▸ Work to be completed: Copy out the entries in full and with complete accuracy; pictures are excluded.

▸ Lines of data:

__________

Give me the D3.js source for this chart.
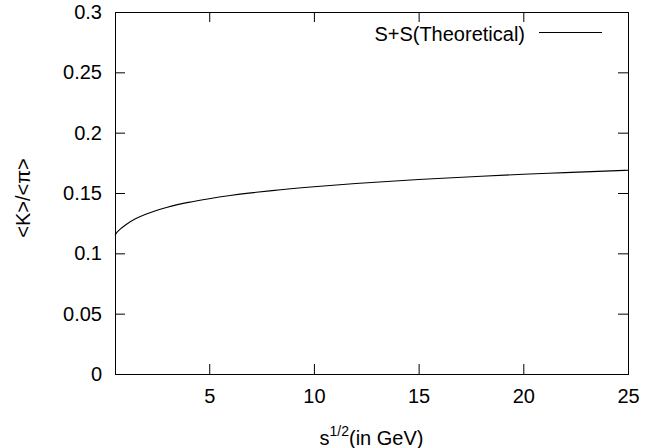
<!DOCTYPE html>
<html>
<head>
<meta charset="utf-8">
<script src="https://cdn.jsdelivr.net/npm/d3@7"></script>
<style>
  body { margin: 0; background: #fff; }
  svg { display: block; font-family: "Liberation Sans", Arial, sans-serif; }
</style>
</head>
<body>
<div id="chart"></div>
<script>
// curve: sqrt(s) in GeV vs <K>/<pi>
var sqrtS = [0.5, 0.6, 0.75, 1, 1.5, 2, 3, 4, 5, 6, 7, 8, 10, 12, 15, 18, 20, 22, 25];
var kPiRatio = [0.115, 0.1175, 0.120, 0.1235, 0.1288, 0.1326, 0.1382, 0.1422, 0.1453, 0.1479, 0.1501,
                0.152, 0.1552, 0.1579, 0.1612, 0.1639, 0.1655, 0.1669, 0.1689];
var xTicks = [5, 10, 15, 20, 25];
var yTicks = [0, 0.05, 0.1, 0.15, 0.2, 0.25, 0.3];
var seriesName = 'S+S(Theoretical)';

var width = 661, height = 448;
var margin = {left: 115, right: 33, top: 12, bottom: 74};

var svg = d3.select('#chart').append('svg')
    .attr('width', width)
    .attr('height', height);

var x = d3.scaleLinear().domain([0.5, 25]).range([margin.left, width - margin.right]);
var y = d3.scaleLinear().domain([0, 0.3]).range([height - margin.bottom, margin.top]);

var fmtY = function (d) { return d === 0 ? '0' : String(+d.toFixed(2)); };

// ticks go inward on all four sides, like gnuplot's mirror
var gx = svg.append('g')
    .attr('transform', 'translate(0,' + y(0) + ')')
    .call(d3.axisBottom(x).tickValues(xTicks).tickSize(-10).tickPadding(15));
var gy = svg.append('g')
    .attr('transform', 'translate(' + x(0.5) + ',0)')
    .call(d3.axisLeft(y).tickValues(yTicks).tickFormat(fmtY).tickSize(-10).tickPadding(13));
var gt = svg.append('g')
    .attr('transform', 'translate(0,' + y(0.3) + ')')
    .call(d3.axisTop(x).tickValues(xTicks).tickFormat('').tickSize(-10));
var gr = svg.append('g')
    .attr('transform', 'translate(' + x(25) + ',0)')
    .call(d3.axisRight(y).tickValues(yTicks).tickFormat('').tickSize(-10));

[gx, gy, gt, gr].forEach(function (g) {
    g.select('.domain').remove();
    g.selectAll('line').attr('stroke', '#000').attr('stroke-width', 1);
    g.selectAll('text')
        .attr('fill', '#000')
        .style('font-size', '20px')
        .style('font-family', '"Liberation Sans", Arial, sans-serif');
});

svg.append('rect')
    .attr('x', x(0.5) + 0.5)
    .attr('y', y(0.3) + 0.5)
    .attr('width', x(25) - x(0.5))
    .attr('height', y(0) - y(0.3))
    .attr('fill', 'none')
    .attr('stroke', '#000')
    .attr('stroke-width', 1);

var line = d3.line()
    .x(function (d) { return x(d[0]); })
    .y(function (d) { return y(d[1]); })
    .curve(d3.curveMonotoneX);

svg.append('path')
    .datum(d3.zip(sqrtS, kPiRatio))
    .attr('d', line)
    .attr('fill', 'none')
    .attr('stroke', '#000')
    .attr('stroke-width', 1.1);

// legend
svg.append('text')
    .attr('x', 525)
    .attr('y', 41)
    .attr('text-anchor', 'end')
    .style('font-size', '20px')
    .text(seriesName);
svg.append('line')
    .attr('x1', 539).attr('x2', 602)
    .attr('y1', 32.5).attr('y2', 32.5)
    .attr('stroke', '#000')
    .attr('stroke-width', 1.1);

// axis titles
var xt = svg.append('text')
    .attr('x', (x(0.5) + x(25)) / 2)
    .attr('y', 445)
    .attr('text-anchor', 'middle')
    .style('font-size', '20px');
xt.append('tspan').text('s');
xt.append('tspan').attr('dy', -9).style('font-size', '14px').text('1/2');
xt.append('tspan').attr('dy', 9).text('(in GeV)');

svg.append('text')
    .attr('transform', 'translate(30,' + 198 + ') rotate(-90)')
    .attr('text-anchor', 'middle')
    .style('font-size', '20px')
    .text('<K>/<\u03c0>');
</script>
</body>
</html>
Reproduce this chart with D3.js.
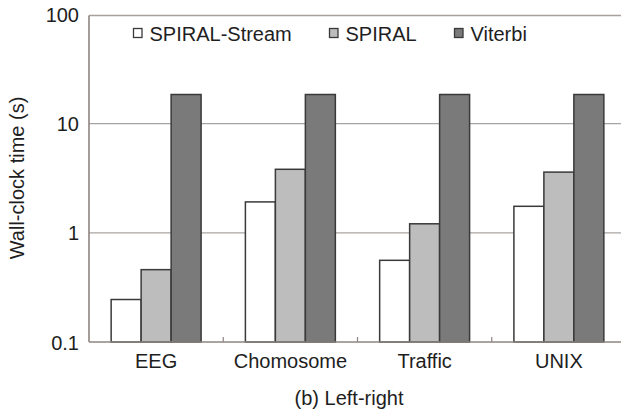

__________

▸ Answer to this task:
Give me the D3.js source for this chart.
<!DOCTYPE html>
<html>
<head>
<meta charset="utf-8">
<script src="https://cdn.jsdelivr.net/npm/d3@7"></script>
<style>
  body { margin: 0; background: #fff; }
  svg { display: block; font-family: "Liberation Sans", Arial, sans-serif; }
</style>
</head>
<body>
<div id="chart"></div>
<script>
// curve: sqrt(s) in GeV vs <K>/<pi>
var sqrtS = [0.5, 0.6, 0.75, 1, 1.5, 2, 3, 4, 5, 6, 7, 8, 10, 12, 15, 18, 20, 22, 25];
var kPiRatio = [0.115, 0.1175, 0.120, 0.1235, 0.1288, 0.1326, 0.1382, 0.1422, 0.1453, 0.1479, 0.1501,
                0.152, 0.1552, 0.1579, 0.1612, 0.1639, 0.1655, 0.1669, 0.1689];
var xTicks = [5, 10, 15, 20, 25];
var yTicks = [0, 0.05, 0.1, 0.15, 0.2, 0.25, 0.3];
var seriesName = 'S+S(Theoretical)';

var width = 661, height = 448;
var margin = {left: 115, right: 33, top: 12, bottom: 74};

var svg = d3.select('#chart').append('svg')
    .attr('width', width)
    .attr('height', height);

var x = d3.scaleLinear().domain([0.5, 25]).range([margin.left, width - margin.right]);
var y = d3.scaleLinear().domain([0, 0.3]).range([height - margin.bottom, margin.top]);

var fmtY = function (d) { return d === 0 ? '0' : String(+d.toFixed(2)); };

// ticks go inward on all four sides, like gnuplot's mirror
var gx = svg.append('g')
    .attr('transform', 'translate(0,' + y(0) + ')')
    .call(d3.axisBottom(x).tickValues(xTicks).tickSize(-10).tickPadding(15));
var gy = svg.append('g')
    .attr('transform', 'translate(' + x(0.5) + ',0)')
    .call(d3.axisLeft(y).tickValues(yTicks).tickFormat(fmtY).tickSize(-10).tickPadding(13));
var gt = svg.append('g')
    .attr('transform', 'translate(0,' + y(0.3) + ')')
    .call(d3.axisTop(x).tickValues(xTicks).tickFormat('').tickSize(-10));
var gr = svg.append('g')
    .attr('transform', 'translate(' + x(25) + ',0)')
    .call(d3.axisRight(y).tickValues(yTicks).tickFormat('').tickSize(-10));

[gx, gy, gt, gr].forEach(function (g) {
    g.select('.domain').remove();
    g.selectAll('line').attr('stroke', '#000').attr('stroke-width', 1);
    g.selectAll('text')
        .attr('fill', '#000')
        .style('font-size', '20px')
        .style('font-family', '"Liberation Sans", Arial, sans-serif');
});

svg.append('rect')
    .attr('x', x(0.5) + 0.5)
    .attr('y', y(0.3) + 0.5)
    .attr('width', x(25) - x(0.5))
    .attr('height', y(0) - y(0.3))
    .attr('fill', 'none')
    .attr('stroke', '#000')
    .attr('stroke-width', 1);

var line = d3.line()
    .x(function (d) { return x(d[0]); })
    .y(function (d) { return y(d[1]); })
    .curve(d3.curveMonotoneX);

svg.append('path')
    .datum(d3.zip(sqrtS, kPiRatio))
    .attr('d', line)
    .attr('fill', 'none')
    .attr('stroke', '#000')
    .attr('stroke-width', 1.1);

// legend
svg.append('text')
    .attr('x', 525)
    .attr('y', 41)
    .attr('text-anchor', 'end')
    .style('font-size', '20px')
    .text(seriesName);
svg.append('line')
    .attr('x1', 539).attr('x2', 602)
    .attr('y1', 32.5).attr('y2', 32.5)
    .attr('stroke', '#000')
    .attr('stroke-width', 1.1);

// axis titles
var xt = svg.append('text')
    .attr('x', (x(0.5) + x(25)) / 2)
    .attr('y', 445)
    .attr('text-anchor', 'middle')
    .style('font-size', '20px');
xt.append('tspan').text('s');
xt.append('tspan').attr('dy', -9).style('font-size', '14px').text('1/2');
xt.append('tspan').attr('dy', 9).text('(in GeV)');

svg.append('text')
    .attr('transform', 'translate(30,' + 198 + ') rotate(-90)')
    .attr('text-anchor', 'middle')
    .style('font-size', '20px')
    .text('<K>/<\u03c0>');
</script>
</body>
</html>
Reproduce this chart with D3.js.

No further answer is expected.